Written task:
Return all the data below as it stands, minus the pictures.

Source material:
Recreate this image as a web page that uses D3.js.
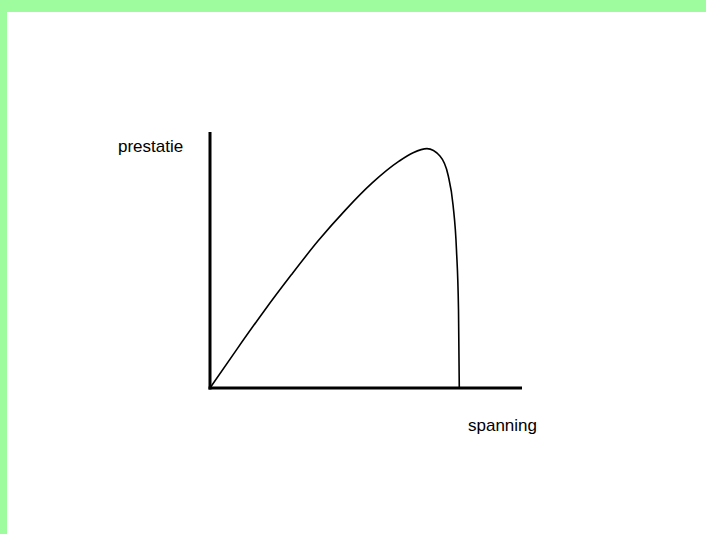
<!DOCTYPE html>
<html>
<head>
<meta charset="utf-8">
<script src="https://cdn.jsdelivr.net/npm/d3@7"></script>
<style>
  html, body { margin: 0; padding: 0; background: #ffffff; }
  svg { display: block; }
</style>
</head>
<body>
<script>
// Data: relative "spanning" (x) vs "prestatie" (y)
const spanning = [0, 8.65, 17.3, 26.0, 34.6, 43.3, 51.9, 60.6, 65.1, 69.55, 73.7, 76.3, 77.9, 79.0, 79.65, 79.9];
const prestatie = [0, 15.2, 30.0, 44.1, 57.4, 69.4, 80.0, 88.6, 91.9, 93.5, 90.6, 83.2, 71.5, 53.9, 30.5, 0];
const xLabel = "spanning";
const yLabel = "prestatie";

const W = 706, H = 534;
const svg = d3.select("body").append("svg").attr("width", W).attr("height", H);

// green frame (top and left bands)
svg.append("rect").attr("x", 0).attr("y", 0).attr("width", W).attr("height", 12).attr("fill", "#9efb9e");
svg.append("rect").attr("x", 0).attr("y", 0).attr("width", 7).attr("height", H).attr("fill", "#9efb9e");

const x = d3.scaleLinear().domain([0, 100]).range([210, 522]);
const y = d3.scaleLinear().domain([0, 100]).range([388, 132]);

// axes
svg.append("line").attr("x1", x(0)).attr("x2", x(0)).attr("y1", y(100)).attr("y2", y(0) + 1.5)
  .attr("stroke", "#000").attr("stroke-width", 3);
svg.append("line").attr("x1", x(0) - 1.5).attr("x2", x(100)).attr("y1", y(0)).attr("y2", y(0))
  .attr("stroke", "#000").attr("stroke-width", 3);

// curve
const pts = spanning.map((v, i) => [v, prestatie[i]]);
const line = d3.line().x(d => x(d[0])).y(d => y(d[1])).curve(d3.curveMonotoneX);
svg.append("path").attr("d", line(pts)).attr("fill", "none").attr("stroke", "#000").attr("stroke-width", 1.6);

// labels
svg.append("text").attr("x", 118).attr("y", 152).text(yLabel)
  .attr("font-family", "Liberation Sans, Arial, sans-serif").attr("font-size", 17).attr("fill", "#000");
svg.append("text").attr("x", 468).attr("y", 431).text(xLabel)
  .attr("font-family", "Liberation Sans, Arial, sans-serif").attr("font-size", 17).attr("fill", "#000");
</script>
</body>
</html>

Completed exercise:
Recreate this image as a web page that uses D3.js.
<!DOCTYPE html>
<html>
<head>
<meta charset="utf-8">
<script src="https://cdn.jsdelivr.net/npm/d3@7"></script>
<style>
  html, body { margin: 0; padding: 0; background: #ffffff; }
  svg { display: block; }
</style>
</head>
<body>
<script>
// Data: relative "spanning" (x) vs "prestatie" (y)
const spanning = [0, 8.65, 17.3, 26.0, 34.6, 43.3, 51.9, 60.6, 65.1, 69.55, 73.7, 76.3, 77.9, 79.0, 79.65, 79.9];
const prestatie = [0, 15.2, 30.0, 44.1, 57.4, 69.4, 80.0, 88.6, 91.9, 93.5, 90.6, 83.2, 71.5, 53.9, 30.5, 0];
const xLabel = "spanning";
const yLabel = "prestatie";

const W = 706, H = 534;
const svg = d3.select("body").append("svg").attr("width", W).attr("height", H);

// green frame (top and left bands)
svg.append("rect").attr("x", 0).attr("y", 0).attr("width", W).attr("height", 12).attr("fill", "#9efb9e");
svg.append("rect").attr("x", 0).attr("y", 0).attr("width", 7).attr("height", H).attr("fill", "#9efb9e");

const x = d3.scaleLinear().domain([0, 100]).range([210, 522]);
const y = d3.scaleLinear().domain([0, 100]).range([388, 132]);

// axes
svg.append("line").attr("x1", x(0)).attr("x2", x(0)).attr("y1", y(100)).attr("y2", y(0) + 1.5)
  .attr("stroke", "#000").attr("stroke-width", 3);
svg.append("line").attr("x1", x(0) - 1.5).attr("x2", x(100)).attr("y1", y(0)).attr("y2", y(0))
  .attr("stroke", "#000").attr("stroke-width", 3);

// curve
const pts = spanning.map((v, i) => [v, prestatie[i]]);
const line = d3.line().x(d => x(d[0])).y(d => y(d[1])).curve(d3.curveMonotoneX);
svg.append("path").attr("d", line(pts)).attr("fill", "none").attr("stroke", "#000").attr("stroke-width", 1.6);

// labels
svg.append("text").attr("x", 118).attr("y", 152).text(yLabel)
  .attr("font-family", "Liberation Sans, Arial, sans-serif").attr("font-size", 17).attr("fill", "#000");
svg.append("text").attr("x", 468).attr("y", 431).text(xLabel)
  .attr("font-family", "Liberation Sans, Arial, sans-serif").attr("font-size", 17).attr("fill", "#000");
</script>
</body>
</html>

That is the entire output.